OAuth2
A Ruby wrapper for the OAuth 2.0 specification. This is a work in progress, being built first to solve the pragmatic process of connecting to existing OAuth 2.0 endpoints (a.k.a. Facebook) with the goal of building it up to meet the entire specification over time.
Installation
gem install oauth2
Resources
-
View Source on GitHub (github.com/intridea/oauth2)
-
Report Issues on GitHub (github.com/intridea/oauth2/issues)
-
Read More at the Wiki (wiki.github.com/intridea/oauth2/)
Web Server Example (Sinatra)
Below is a fully functional example of a Sinatra application that would authenticate to Facebook utilizing the OAuth 2.0 web server flow.
require 'rubygems'
require 'sinatra'
require 'oauth2'
require 'json'
def client
OAuth2::Client.new('app_id', 'app_secret', :site => 'https://graph.facebook.com')
end
get '/auth/facebook' do
redirect client.web_server.(
:redirect_uri => redirect_uri,
:scope => 'email,offline_access'
)
end
get '/auth/facebook/callback' do
access_token = client.web_server.get_access_token(params[:code], :redirect_uri => redirect_uri)

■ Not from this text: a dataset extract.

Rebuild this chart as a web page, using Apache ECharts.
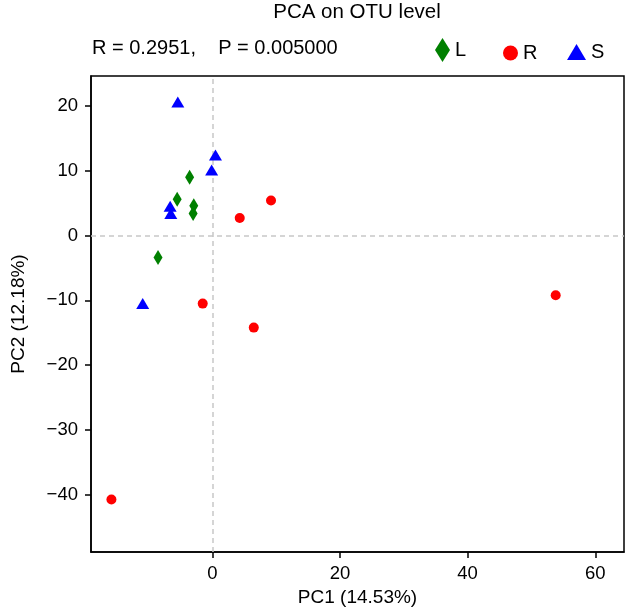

user = JSON.parse(access_token.get('/me'))
user.inspect
end
def redirect_uri
uri = URI.parse(request.url)
uri.path = '/auth/facebook/callback'
uri.query = nil
uri.to_s
end
That’s all there is to it! You can use the access token like you would with the OAuth gem, calling HTTP verbs on it etc. You can view more examples on the OAuth2 Wiki (wiki.github.com/intridea/oauth2/examples)
JSON Parsing
Because JSON has become the standard format of the OAuth 2.0 specification, the oauth2
gem contains a mode that will perform automatic parsing of JSON response bodies, returning a hash instead of a string. To enable this mode, simply add the :parse_json
option to your client initialization:
client = OAuth2::Client.new('app_id', 'app_secret',
:site => 'https://example.com',
:parse_json => true
)
# Obtain an access token using the client
token.get('/some/url.json') # {"some" => "hash"}
Note on Patches/Pull Requests
-
Fork the project.
-
Make your feature addition or bug fix.
-
Add tests for it. This is important so I don’t break it in a future version unintentionally.
-
Commit, do not mess with rakefile, version, or history. (if you want to have your own version, that is fine but bump version in a commit by itself I can ignore when I pull)
-
Send me a pull request. Bonus points for topic branches.